* Data block *
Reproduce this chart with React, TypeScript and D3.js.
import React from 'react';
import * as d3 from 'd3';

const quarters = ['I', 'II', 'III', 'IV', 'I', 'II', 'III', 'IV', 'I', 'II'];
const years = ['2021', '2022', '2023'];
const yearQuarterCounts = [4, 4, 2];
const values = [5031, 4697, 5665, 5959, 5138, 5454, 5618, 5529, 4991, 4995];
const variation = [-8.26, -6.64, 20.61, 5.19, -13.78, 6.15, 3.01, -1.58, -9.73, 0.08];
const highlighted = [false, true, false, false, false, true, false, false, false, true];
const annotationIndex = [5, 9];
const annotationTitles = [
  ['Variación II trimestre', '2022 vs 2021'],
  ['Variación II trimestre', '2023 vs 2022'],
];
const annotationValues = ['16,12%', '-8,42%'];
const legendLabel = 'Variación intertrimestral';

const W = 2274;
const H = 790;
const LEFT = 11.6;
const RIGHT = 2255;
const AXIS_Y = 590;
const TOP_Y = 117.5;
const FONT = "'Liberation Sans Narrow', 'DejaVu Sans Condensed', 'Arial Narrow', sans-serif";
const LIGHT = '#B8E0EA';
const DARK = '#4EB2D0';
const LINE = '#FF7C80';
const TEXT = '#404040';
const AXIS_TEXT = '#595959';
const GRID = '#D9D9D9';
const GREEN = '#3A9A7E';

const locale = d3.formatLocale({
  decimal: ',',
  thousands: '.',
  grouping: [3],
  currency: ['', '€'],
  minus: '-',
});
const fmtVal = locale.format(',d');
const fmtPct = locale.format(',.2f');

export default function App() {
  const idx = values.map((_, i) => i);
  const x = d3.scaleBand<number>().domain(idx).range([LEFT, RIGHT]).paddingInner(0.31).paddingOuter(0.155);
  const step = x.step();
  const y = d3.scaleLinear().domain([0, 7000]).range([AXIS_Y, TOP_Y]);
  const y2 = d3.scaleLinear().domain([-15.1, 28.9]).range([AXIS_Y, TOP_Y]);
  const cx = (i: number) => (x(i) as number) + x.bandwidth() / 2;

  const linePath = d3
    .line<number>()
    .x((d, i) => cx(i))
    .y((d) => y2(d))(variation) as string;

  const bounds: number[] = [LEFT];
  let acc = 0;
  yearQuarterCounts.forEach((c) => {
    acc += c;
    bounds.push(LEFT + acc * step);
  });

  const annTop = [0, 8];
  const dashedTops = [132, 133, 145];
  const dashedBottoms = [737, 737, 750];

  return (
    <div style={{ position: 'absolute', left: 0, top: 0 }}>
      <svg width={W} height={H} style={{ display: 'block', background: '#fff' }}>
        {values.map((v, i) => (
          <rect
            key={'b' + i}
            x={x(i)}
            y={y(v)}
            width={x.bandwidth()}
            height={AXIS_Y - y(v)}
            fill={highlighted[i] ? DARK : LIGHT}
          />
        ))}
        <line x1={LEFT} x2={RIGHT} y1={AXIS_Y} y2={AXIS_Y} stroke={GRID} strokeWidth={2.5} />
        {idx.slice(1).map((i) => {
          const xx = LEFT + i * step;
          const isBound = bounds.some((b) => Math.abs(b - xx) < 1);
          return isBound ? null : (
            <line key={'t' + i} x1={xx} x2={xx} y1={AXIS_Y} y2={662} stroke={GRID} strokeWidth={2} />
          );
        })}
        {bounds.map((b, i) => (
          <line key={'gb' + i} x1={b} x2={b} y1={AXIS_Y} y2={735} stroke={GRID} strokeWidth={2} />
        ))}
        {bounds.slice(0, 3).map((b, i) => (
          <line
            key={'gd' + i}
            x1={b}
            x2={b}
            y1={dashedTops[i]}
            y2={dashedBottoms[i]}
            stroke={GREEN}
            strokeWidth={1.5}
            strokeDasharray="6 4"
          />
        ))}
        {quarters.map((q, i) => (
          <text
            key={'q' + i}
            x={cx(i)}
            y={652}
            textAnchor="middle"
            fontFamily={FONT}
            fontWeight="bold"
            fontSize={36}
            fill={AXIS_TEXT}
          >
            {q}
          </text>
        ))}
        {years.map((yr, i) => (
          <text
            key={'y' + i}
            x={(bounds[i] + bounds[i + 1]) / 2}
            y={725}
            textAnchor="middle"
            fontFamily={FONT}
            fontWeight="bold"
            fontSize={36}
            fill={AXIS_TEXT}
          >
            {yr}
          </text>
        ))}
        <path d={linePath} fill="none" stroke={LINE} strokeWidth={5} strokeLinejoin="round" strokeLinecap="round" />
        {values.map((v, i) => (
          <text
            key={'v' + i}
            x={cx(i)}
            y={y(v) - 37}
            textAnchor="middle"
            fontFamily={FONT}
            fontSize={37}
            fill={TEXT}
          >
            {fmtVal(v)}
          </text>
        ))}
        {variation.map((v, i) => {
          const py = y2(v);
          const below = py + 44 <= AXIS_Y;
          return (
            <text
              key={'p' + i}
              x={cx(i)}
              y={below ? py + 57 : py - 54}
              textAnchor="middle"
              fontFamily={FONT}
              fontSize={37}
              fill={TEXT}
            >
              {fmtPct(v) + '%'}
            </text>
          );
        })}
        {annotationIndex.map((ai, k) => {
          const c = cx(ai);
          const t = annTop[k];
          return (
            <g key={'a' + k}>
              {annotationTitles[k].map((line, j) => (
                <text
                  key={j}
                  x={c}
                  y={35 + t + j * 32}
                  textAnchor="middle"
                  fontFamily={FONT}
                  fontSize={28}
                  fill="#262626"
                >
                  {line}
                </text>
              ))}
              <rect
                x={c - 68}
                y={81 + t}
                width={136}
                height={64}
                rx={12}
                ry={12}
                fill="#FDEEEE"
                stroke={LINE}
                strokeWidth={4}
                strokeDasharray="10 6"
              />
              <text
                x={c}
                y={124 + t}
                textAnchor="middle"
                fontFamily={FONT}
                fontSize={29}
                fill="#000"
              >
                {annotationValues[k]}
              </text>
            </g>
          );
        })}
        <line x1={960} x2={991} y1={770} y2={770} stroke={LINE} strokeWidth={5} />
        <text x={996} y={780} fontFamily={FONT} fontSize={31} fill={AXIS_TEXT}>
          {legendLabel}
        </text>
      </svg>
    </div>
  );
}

* What you need to do *
Your answer should be exactly the lines of the data above, from the first through the line containing "const legendLabel = 'Variación".

* Solution *
Reproduce this chart with React, TypeScript and D3.js.
import React from 'react';
import * as d3 from 'd3';

const quarters = ['I', 'II', 'III', 'IV', 'I', 'II', 'III', 'IV', 'I', 'II'];
const years = ['2021', '2022', '2023'];
const yearQuarterCounts = [4, 4, 2];
const values = [5031, 4697, 5665, 5959, 5138, 5454, 5618, 5529, 4991, 4995];
const variation = [-8.26, -6.64, 20.61, 5.19, -13.78, 6.15, 3.01, -1.58, -9.73, 0.08];
const highlighted = [false, true, false, false, false, true, false, false, false, true];
const annotationIndex = [5, 9];
const annotationTitles = [
  ['Variación II trimestre', '2022 vs 2021'],
  ['Variación II trimestre', '2023 vs 2022'],
];
const annotationValues = ['16,12%', '-8,42%'];
const legendLabel = 'Variación intertrimestral';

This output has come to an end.